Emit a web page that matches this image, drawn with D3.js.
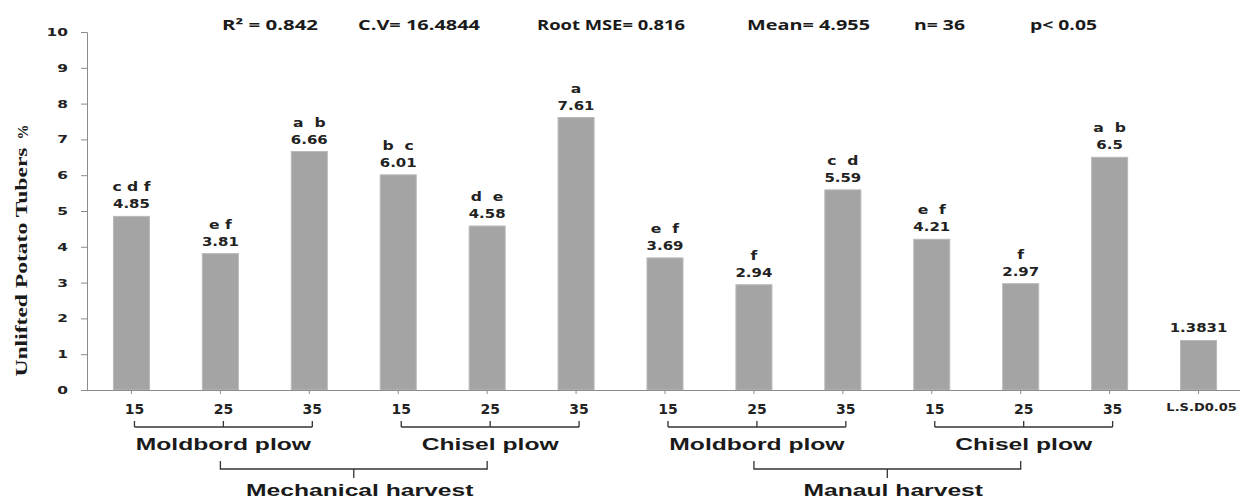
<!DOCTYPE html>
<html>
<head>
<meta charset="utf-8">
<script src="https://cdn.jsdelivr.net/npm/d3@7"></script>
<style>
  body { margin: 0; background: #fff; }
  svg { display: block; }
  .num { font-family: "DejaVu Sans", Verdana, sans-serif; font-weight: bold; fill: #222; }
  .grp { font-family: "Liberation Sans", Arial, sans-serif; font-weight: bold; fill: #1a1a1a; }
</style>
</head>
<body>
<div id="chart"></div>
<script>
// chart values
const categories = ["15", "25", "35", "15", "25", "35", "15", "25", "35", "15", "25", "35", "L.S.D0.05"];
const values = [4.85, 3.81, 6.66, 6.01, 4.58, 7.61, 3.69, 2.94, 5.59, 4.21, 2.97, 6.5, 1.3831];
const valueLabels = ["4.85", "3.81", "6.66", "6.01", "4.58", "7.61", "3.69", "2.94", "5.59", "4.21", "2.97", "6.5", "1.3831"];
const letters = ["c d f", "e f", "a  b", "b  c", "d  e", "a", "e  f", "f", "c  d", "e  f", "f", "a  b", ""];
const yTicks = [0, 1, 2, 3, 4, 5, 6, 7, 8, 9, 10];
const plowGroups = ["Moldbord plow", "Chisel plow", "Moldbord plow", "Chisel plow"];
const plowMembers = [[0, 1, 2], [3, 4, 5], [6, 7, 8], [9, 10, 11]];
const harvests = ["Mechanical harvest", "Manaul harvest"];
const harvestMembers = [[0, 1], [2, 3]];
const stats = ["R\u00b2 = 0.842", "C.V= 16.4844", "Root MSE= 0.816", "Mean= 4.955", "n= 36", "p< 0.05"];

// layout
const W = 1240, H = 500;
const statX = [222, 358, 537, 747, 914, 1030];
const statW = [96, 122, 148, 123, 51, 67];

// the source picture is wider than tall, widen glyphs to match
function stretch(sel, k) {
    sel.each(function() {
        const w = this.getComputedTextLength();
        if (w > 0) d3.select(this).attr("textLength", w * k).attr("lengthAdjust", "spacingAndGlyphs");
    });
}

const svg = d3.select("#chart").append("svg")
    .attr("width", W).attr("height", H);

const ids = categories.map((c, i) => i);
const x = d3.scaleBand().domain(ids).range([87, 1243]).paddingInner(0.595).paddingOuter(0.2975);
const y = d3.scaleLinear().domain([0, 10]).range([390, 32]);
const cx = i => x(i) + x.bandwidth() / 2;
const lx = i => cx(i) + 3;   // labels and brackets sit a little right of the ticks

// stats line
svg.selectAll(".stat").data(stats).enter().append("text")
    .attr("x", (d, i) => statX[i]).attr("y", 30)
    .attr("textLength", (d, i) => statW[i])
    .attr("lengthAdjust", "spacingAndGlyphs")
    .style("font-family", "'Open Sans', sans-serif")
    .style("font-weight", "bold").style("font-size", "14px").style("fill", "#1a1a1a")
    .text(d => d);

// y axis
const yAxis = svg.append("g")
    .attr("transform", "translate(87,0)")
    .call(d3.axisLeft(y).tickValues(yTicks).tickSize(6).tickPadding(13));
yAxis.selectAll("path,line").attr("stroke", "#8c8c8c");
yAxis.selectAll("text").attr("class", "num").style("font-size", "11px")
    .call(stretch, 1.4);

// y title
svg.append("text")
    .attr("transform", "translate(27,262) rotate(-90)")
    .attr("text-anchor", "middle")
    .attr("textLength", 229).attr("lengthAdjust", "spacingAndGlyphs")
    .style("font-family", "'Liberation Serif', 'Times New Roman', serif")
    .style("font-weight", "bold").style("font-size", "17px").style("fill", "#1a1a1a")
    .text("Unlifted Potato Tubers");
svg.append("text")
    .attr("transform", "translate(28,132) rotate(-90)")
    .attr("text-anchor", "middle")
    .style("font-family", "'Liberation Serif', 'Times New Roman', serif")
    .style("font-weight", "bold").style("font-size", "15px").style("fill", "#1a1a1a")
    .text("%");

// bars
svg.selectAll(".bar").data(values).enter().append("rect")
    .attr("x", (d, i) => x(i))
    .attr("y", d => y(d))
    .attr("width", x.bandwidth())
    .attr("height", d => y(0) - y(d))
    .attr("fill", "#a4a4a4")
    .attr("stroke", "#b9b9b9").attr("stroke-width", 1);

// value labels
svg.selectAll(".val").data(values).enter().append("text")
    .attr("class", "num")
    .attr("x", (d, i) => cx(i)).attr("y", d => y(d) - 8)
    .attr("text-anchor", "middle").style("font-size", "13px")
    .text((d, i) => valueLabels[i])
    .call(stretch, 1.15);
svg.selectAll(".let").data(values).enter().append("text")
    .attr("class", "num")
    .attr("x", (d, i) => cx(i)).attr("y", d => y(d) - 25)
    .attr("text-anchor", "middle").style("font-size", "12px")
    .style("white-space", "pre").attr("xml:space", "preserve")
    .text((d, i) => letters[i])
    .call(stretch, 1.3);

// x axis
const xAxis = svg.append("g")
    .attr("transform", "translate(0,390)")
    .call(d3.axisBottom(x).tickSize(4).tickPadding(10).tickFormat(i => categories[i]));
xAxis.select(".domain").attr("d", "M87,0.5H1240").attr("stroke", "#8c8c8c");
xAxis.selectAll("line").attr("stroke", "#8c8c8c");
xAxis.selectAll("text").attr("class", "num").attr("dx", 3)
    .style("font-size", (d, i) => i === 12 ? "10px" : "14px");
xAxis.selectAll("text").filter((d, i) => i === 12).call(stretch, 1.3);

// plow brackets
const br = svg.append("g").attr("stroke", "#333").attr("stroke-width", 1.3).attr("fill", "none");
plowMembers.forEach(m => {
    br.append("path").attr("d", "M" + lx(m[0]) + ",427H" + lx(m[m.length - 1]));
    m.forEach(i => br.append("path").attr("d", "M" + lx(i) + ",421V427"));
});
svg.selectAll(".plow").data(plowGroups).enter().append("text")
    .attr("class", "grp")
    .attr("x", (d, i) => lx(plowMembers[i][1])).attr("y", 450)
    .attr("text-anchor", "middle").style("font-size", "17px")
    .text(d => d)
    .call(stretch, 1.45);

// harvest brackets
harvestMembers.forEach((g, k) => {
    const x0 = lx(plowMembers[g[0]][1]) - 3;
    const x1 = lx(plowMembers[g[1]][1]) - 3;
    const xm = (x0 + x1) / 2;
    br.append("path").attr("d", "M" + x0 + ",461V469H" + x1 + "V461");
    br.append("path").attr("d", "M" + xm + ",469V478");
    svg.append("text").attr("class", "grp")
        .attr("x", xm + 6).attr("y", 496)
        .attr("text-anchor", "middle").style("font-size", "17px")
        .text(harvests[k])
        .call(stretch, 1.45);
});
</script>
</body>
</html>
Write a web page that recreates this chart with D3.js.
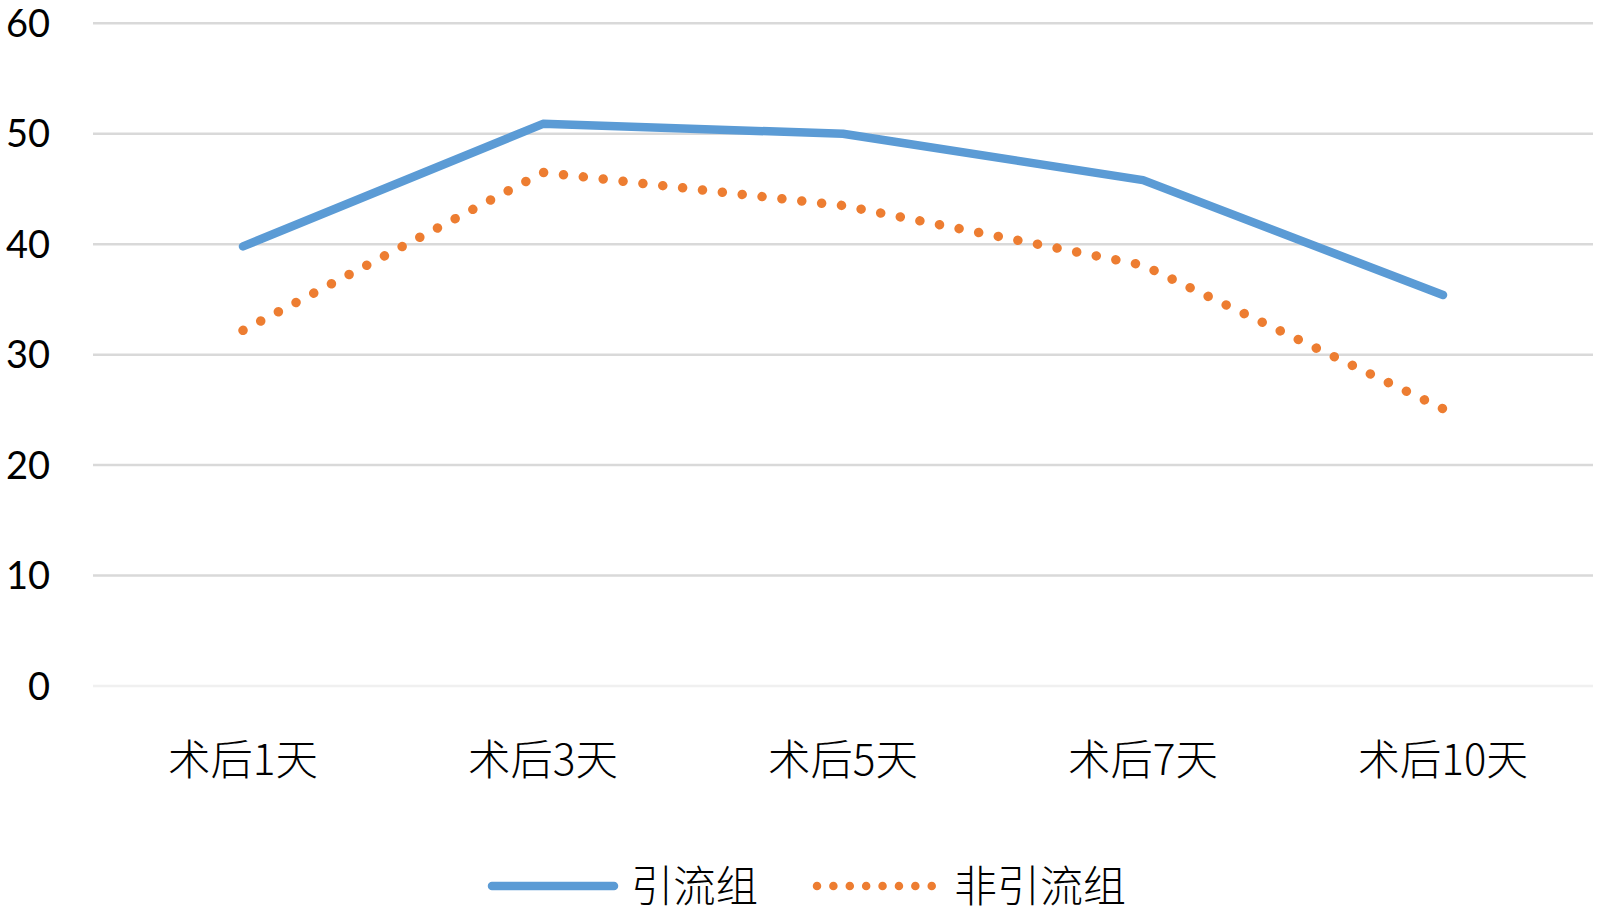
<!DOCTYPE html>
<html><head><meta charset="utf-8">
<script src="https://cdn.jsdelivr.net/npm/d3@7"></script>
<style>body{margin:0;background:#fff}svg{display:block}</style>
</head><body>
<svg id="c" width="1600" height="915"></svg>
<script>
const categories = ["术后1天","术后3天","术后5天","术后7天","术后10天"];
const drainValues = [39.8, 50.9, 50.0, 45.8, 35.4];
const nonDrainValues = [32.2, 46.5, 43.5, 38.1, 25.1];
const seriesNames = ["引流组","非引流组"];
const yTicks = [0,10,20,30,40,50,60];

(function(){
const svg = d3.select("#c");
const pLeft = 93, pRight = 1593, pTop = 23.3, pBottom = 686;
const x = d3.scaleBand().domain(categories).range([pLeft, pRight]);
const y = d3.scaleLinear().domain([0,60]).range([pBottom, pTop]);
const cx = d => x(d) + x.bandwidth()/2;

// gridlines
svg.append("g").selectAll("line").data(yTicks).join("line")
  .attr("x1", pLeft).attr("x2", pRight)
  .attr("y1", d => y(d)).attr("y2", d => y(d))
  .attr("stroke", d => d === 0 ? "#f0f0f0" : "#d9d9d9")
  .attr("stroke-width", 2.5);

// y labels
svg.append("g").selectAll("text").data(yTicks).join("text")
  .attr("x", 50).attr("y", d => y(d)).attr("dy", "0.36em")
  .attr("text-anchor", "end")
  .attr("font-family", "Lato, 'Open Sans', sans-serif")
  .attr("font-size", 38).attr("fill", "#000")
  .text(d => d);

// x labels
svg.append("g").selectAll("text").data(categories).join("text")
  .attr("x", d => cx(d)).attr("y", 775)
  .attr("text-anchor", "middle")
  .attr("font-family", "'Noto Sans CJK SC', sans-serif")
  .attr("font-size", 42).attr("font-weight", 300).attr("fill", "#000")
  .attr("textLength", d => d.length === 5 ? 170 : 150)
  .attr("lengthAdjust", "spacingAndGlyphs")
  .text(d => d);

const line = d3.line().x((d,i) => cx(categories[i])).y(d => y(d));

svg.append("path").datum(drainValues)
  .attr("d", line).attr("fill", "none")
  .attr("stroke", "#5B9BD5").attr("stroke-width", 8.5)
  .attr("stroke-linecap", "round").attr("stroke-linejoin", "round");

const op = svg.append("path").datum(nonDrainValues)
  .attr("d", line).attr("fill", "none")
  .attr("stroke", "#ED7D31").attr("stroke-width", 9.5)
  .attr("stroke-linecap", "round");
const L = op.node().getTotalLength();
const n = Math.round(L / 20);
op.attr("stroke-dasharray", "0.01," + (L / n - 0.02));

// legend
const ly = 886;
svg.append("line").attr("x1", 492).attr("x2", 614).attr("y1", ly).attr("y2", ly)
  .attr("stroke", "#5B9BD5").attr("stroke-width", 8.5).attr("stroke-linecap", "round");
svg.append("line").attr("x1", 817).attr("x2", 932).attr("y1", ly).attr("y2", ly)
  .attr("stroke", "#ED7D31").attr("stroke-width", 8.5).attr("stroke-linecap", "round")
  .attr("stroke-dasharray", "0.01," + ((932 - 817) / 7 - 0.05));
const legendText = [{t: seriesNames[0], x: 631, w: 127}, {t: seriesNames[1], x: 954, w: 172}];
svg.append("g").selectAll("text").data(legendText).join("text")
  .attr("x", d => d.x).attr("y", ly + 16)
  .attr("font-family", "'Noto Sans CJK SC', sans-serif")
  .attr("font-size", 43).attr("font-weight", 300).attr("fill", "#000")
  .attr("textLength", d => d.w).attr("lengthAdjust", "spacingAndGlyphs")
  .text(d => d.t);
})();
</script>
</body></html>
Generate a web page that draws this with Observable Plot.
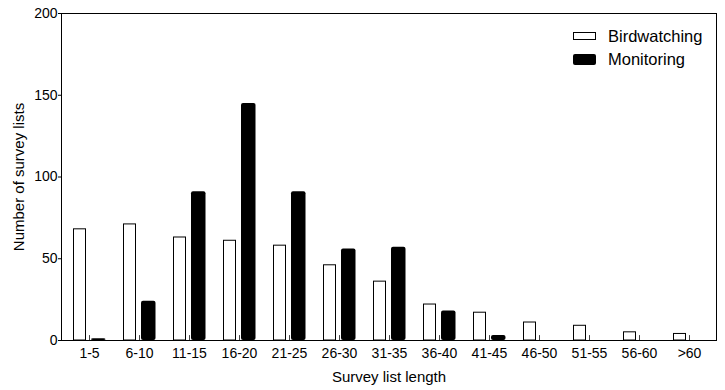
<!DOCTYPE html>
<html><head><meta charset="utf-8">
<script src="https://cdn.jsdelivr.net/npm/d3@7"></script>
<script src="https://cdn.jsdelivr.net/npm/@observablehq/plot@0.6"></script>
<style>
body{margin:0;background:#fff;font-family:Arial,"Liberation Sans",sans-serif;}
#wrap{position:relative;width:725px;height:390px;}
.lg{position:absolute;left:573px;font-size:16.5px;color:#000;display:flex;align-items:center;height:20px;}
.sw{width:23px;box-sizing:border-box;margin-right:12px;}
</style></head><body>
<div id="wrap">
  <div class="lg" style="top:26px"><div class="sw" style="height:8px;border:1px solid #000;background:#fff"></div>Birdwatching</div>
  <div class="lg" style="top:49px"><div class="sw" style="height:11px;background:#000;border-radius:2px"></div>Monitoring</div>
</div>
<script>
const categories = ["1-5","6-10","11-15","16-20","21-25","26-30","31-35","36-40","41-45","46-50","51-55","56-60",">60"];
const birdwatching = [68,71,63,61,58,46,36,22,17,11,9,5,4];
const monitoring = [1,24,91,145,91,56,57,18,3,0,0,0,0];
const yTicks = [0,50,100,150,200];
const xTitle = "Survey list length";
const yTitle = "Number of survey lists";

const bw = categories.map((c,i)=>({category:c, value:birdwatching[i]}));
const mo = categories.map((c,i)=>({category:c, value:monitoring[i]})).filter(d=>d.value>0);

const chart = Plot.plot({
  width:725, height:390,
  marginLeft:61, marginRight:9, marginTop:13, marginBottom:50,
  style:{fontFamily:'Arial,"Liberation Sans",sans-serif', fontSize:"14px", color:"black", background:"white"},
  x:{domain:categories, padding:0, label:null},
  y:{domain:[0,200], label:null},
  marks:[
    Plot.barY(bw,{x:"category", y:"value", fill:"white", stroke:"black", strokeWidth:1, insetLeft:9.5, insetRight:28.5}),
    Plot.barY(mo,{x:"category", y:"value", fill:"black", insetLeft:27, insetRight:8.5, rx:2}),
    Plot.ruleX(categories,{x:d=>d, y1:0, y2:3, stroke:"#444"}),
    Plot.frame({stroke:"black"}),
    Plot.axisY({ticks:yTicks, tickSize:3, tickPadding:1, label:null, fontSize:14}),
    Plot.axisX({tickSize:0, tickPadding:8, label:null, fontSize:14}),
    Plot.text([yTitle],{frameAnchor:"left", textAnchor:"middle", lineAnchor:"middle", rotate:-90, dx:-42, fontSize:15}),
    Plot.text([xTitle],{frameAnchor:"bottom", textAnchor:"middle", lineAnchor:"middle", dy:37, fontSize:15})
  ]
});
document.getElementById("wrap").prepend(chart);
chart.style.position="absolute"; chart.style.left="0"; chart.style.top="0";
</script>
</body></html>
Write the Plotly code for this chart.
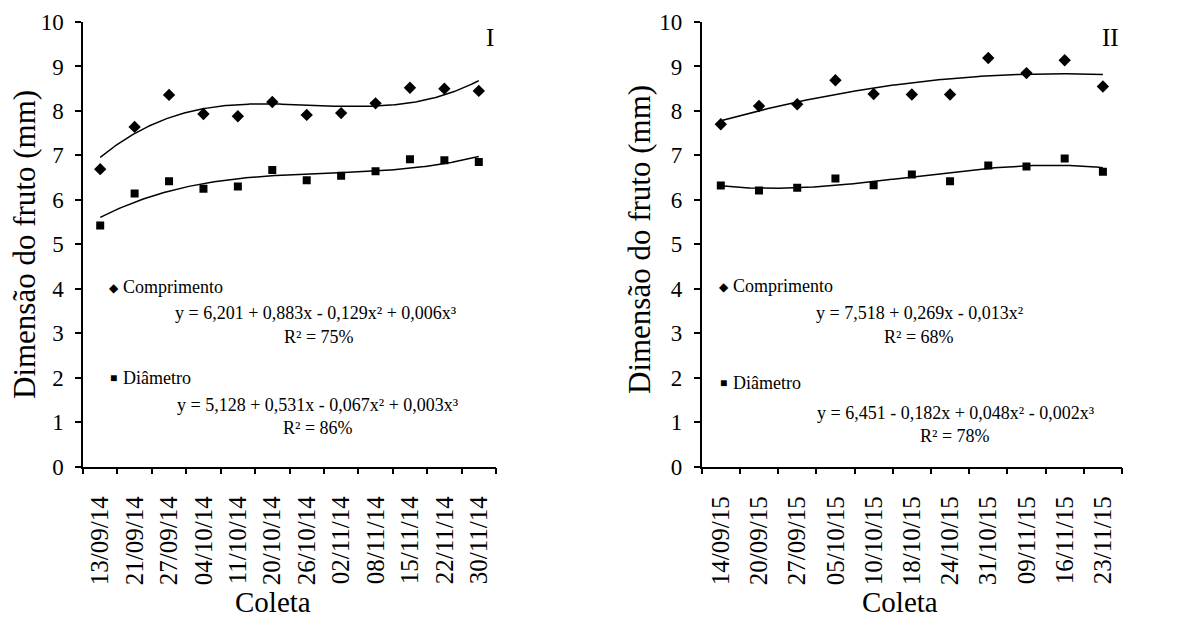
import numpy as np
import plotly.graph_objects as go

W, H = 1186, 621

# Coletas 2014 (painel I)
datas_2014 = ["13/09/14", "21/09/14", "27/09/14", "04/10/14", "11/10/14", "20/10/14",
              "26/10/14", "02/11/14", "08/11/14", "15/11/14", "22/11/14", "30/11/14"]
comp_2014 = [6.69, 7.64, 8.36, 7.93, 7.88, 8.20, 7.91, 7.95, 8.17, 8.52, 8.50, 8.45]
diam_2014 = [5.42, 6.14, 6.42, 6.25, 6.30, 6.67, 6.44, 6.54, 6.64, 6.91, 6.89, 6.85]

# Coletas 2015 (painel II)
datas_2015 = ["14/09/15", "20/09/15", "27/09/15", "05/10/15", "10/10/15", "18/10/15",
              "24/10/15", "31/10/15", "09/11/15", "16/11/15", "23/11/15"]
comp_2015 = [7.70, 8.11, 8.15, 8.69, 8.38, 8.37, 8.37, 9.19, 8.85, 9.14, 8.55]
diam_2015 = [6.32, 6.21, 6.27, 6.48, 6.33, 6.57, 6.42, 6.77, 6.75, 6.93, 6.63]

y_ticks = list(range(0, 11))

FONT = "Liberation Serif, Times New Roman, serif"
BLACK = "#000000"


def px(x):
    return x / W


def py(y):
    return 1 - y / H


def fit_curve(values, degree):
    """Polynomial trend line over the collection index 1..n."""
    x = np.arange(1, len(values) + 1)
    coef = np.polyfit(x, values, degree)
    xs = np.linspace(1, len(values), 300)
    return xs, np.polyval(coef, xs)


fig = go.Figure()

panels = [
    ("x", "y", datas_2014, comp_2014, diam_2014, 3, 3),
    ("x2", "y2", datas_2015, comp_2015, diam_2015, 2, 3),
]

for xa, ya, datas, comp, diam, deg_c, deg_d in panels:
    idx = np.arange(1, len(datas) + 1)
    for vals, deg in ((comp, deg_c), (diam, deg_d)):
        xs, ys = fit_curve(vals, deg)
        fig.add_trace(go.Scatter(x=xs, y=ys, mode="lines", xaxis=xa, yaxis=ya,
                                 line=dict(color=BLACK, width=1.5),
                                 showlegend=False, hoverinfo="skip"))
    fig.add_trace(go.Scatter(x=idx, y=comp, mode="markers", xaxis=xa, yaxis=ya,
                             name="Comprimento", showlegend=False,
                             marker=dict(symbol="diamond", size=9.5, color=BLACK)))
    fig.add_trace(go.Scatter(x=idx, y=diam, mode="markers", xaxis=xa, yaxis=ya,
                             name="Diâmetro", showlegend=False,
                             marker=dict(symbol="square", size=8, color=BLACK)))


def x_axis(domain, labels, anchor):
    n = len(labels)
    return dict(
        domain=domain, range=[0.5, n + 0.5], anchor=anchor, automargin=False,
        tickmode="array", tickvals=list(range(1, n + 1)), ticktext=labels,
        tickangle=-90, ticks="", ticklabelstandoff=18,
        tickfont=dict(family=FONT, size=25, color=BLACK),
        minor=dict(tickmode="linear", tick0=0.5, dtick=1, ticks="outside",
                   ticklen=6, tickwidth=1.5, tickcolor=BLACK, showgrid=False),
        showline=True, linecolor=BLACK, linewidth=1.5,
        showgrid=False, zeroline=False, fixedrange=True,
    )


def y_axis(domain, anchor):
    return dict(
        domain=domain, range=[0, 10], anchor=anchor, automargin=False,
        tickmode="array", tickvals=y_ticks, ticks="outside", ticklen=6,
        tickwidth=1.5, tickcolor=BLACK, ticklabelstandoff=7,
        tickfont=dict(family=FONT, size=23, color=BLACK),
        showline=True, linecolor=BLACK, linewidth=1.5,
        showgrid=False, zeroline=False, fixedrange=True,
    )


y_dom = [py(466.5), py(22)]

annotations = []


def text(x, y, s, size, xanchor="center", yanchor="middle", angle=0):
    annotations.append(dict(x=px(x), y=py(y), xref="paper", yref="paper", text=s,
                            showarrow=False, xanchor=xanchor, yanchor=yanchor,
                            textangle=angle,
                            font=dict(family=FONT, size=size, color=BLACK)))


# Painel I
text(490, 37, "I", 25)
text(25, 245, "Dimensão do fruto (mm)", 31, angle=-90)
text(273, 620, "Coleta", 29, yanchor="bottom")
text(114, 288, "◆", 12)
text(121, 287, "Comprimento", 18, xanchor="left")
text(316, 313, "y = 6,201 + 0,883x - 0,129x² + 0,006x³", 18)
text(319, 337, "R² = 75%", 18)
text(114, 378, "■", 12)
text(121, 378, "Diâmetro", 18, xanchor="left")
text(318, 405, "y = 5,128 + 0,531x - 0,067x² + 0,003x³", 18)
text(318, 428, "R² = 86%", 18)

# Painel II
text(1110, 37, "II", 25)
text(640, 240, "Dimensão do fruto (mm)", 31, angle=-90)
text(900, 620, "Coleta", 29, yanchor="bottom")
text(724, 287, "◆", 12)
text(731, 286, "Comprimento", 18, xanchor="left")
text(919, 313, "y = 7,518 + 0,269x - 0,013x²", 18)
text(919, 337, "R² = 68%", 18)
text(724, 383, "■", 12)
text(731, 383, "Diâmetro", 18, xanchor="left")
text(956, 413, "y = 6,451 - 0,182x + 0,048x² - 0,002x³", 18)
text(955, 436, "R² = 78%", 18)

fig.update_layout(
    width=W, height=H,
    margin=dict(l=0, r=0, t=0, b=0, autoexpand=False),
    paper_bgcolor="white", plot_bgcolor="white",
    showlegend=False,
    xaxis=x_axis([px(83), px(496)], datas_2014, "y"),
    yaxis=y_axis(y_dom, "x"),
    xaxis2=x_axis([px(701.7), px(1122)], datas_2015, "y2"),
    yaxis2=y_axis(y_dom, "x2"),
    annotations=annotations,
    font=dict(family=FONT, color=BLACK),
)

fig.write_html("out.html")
_ _ _ _ _
▶ REQUIRED TASK: Pictures are not part of the copy. Write out only the lines from the one containing "Write a web" through the one containing "const cx = d => x(d) + x.bandwidth()/2;", exactly as they stand, both included.

▶ EXPECTED OUTPUT:
Write a web page that recreates this chart with D3.js.
<!DOCTYPE html>
<html><head><meta charset="utf-8">
<script src="https://cdn.jsdelivr.net/npm/d3@7"></script>
<style>body{margin:0;background:#fff}svg{display:block}</style>
</head><body>
<svg id="c" width="1600" height="915"></svg>
<script>
const categories = ["术后1天","术后3天","术后5天","术后7天","术后10天"];
const drainValues = [39.8, 50.9, 50.0, 45.8, 35.4];
const nonDrainValues = [32.2, 46.5, 43.5, 38.1, 25.1];
const seriesNames = ["引流组","非引流组"];
const yTicks = [0,10,20,30,40,50,60];

(function(){
const svg = d3.select("#c");
const pLeft = 93, pRight = 1593, pTop = 23.3, pBottom = 686;
const x = d3.scaleBand().domain(categories).range([pLeft, pRight]);
const y = d3.scaleLinear().domain([0,60]).range([pBottom, pTop]);
const cx = d => x(d) + x.bandwidth()/2;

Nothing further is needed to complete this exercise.